▸ Data provided
--- BEGIN ---
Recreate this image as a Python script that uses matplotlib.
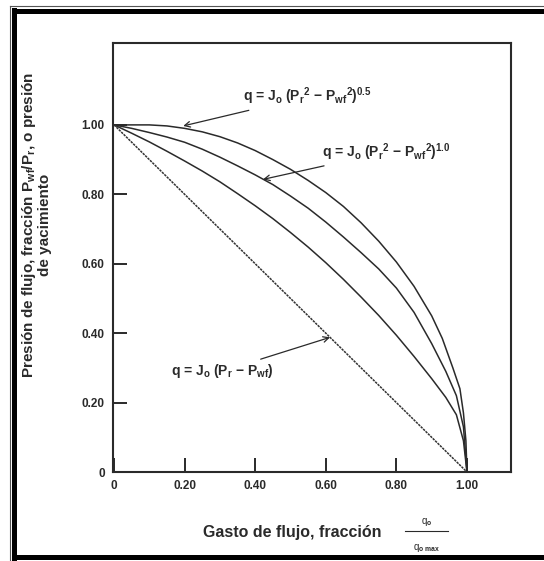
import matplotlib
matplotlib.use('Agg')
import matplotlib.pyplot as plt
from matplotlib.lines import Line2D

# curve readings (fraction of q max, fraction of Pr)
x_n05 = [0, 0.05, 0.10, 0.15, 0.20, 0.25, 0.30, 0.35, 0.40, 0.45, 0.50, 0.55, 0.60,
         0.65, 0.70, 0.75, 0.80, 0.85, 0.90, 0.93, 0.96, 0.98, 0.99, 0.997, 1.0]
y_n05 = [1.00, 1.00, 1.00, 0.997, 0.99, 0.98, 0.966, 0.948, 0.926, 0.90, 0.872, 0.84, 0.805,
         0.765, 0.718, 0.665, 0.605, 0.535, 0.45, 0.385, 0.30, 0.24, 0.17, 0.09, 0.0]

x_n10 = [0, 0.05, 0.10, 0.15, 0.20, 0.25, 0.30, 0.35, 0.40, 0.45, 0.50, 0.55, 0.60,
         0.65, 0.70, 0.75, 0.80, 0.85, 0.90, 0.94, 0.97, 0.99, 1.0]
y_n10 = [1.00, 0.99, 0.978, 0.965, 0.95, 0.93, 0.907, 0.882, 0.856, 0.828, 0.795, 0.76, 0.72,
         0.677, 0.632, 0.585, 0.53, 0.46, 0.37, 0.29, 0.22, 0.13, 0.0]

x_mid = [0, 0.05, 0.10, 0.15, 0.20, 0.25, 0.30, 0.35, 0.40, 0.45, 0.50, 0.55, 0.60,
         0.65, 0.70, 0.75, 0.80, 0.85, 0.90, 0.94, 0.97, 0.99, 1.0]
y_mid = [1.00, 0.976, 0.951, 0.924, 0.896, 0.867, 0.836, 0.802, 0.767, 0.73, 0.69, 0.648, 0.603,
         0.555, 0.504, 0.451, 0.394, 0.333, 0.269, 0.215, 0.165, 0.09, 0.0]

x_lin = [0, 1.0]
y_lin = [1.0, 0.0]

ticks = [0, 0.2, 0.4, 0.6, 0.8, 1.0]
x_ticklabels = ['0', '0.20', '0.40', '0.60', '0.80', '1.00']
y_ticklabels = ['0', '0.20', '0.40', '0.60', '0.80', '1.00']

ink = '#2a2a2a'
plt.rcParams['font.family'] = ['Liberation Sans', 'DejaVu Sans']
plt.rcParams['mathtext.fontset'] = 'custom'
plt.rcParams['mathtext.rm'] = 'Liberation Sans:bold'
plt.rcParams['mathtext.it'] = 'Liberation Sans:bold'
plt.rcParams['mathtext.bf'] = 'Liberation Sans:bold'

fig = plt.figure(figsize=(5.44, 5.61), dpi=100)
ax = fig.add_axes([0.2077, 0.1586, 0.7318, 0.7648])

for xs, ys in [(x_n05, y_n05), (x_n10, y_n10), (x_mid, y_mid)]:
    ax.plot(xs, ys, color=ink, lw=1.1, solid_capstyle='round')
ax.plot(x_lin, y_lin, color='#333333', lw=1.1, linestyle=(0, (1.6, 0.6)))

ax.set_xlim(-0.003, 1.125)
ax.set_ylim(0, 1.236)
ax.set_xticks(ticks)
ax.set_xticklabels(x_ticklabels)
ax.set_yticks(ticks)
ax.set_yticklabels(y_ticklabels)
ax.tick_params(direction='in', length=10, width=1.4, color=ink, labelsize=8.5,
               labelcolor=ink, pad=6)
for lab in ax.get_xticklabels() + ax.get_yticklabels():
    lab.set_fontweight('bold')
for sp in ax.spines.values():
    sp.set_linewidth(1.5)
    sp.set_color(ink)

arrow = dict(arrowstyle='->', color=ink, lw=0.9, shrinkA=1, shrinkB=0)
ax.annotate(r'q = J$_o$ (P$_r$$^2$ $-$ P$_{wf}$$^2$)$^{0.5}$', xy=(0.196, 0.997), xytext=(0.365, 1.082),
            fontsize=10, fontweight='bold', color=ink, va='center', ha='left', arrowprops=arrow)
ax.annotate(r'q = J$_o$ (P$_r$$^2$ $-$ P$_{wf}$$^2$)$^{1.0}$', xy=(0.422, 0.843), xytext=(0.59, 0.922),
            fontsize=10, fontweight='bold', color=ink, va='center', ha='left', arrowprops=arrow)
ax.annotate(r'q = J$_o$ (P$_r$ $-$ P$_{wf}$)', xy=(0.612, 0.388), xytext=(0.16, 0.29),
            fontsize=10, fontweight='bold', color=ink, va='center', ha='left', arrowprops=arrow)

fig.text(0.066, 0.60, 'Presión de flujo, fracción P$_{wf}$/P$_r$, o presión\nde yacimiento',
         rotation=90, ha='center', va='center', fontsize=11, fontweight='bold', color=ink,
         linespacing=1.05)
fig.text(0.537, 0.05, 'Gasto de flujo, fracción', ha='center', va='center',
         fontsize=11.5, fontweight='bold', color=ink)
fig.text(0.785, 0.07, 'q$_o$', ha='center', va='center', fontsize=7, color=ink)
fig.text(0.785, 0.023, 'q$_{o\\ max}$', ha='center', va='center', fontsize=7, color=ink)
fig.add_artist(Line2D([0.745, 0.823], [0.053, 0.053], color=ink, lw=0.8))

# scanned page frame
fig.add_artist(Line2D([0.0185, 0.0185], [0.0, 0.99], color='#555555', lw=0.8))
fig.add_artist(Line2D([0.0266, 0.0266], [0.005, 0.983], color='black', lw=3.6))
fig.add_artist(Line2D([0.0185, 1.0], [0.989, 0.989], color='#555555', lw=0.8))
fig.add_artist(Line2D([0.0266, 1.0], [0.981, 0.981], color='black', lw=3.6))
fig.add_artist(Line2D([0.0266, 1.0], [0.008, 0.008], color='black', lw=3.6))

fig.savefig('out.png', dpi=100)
--- END ---
▸ Task goal
Return the listing above in full and without alteration, excluding its pictures.

▸ Worked answer
Recreate this image as a Python script that uses matplotlib.
import matplotlib
matplotlib.use('Agg')
import matplotlib.pyplot as plt
from matplotlib.lines import Line2D

# curve readings (fraction of q max, fraction of Pr)
x_n05 = [0, 0.05, 0.10, 0.15, 0.20, 0.25, 0.30, 0.35, 0.40, 0.45, 0.50, 0.55, 0.60,
         0.65, 0.70, 0.75, 0.80, 0.85, 0.90, 0.93, 0.96, 0.98, 0.99, 0.997, 1.0]
y_n05 = [1.00, 1.00, 1.00, 0.997, 0.99, 0.98, 0.966, 0.948, 0.926, 0.90, 0.872, 0.84, 0.805,
         0.765, 0.718, 0.665, 0.605, 0.535, 0.45, 0.385, 0.30, 0.24, 0.17, 0.09, 0.0]

x_n10 = [0, 0.05, 0.10, 0.15, 0.20, 0.25, 0.30, 0.35, 0.40, 0.45, 0.50, 0.55, 0.60,
         0.65, 0.70, 0.75, 0.80, 0.85, 0.90, 0.94, 0.97, 0.99, 1.0]
y_n10 = [1.00, 0.99, 0.978, 0.965, 0.95, 0.93, 0.907, 0.882, 0.856, 0.828, 0.795, 0.76, 0.72,
         0.677, 0.632, 0.585, 0.53, 0.46, 0.37, 0.29, 0.22, 0.13, 0.0]

x_mid = [0, 0.05, 0.10, 0.15, 0.20, 0.25, 0.30, 0.35, 0.40, 0.45, 0.50, 0.55, 0.60,
         0.65, 0.70, 0.75, 0.80, 0.85, 0.90, 0.94, 0.97, 0.99, 1.0]
y_mid = [1.00, 0.976, 0.951, 0.924, 0.896, 0.867, 0.836, 0.802, 0.767, 0.73, 0.69, 0.648, 0.603,
         0.555, 0.504, 0.451, 0.394, 0.333, 0.269, 0.215, 0.165, 0.09, 0.0]

x_lin = [0, 1.0]
y_lin = [1.0, 0.0]

ticks = [0, 0.2, 0.4, 0.6, 0.8, 1.0]
x_ticklabels = ['0', '0.20', '0.40', '0.60', '0.80', '1.00']
y_ticklabels = ['0', '0.20', '0.40', '0.60', '0.80', '1.00']

ink = '#2a2a2a'
plt.rcParams['font.family'] = ['Liberation Sans', 'DejaVu Sans']
plt.rcParams['mathtext.fontset'] = 'custom'
plt.rcParams['mathtext.rm'] = 'Liberation Sans:bold'
plt.rcParams['mathtext.it'] = 'Liberation Sans:bold'
plt.rcParams['mathtext.bf'] = 'Liberation Sans:bold'

fig = plt.figure(figsize=(5.44, 5.61), dpi=100)
ax = fig.add_axes([0.2077, 0.1586, 0.7318, 0.7648])

for xs, ys in [(x_n05, y_n05), (x_n10, y_n10), (x_mid, y_mid)]:
    ax.plot(xs, ys, color=ink, lw=1.1, solid_capstyle='round')
ax.plot(x_lin, y_lin, color='#333333', lw=1.1, linestyle=(0, (1.6, 0.6)))

ax.set_xlim(-0.003, 1.125)
ax.set_ylim(0, 1.236)
ax.set_xticks(ticks)
ax.set_xticklabels(x_ticklabels)
ax.set_yticks(ticks)
ax.set_yticklabels(y_ticklabels)
ax.tick_params(direction='in', length=10, width=1.4, color=ink, labelsize=8.5,
               labelcolor=ink, pad=6)
for lab in ax.get_xticklabels() + ax.get_yticklabels():
    lab.set_fontweight('bold')
for sp in ax.spines.values():
    sp.set_linewidth(1.5)
    sp.set_color(ink)

arrow = dict(arrowstyle='->', color=ink, lw=0.9, shrinkA=1, shrinkB=0)
ax.annotate(r'q = J$_o$ (P$_r$$^2$ $-$ P$_{wf}$$^2$)$^{0.5}$', xy=(0.196, 0.997), xytext=(0.365, 1.082),
            fontsize=10, fontweight='bold', color=ink, va='center', ha='left', arrowprops=arrow)
ax.annotate(r'q = J$_o$ (P$_r$$^2$ $-$ P$_{wf}$$^2$)$^{1.0}$', xy=(0.422, 0.843), xytext=(0.59, 0.922),
            fontsize=10, fontweight='bold', color=ink, va='center', ha='left', arrowprops=arrow)
ax.annotate(r'q = J$_o$ (P$_r$ $-$ P$_{wf}$)', xy=(0.612, 0.388), xytext=(0.16, 0.29),
            fontsize=10, fontweight='bold', color=ink, va='center', ha='left', arrowprops=arrow)

fig.text(0.066, 0.60, 'Presión de flujo, fracción P$_{wf}$/P$_r$, o presión\nde yacimiento',
         rotation=90, ha='center', va='center', fontsize=11, fontweight='bold', color=ink,
         linespacing=1.05)
fig.text(0.537, 0.05, 'Gasto de flujo, fracción', ha='center', va='center',
         fontsize=11.5, fontweight='bold', color=ink)
fig.text(0.785, 0.07, 'q$_o$', ha='center', va='center', fontsize=7, color=ink)
fig.text(0.785, 0.023, 'q$_{o\\ max}$', ha='center', va='center', fontsize=7, color=ink)
fig.add_artist(Line2D([0.745, 0.823], [0.053, 0.053], color=ink, lw=0.8))

# scanned page frame
fig.add_artist(Line2D([0.0185, 0.0185], [0.0, 0.99], color='#555555', lw=0.8))
fig.add_artist(Line2D([0.0266, 0.0266], [0.005, 0.983], color='black', lw=3.6))
fig.add_artist(Line2D([0.0185, 1.0], [0.989, 0.989], color='#555555', lw=0.8))
fig.add_artist(Line2D([0.0266, 1.0], [0.981, 0.981], color='black', lw=3.6))
fig.add_artist(Line2D([0.0266, 1.0], [0.008, 0.008], color='black', lw=3.6))

fig.savefig('out.png', dpi=100)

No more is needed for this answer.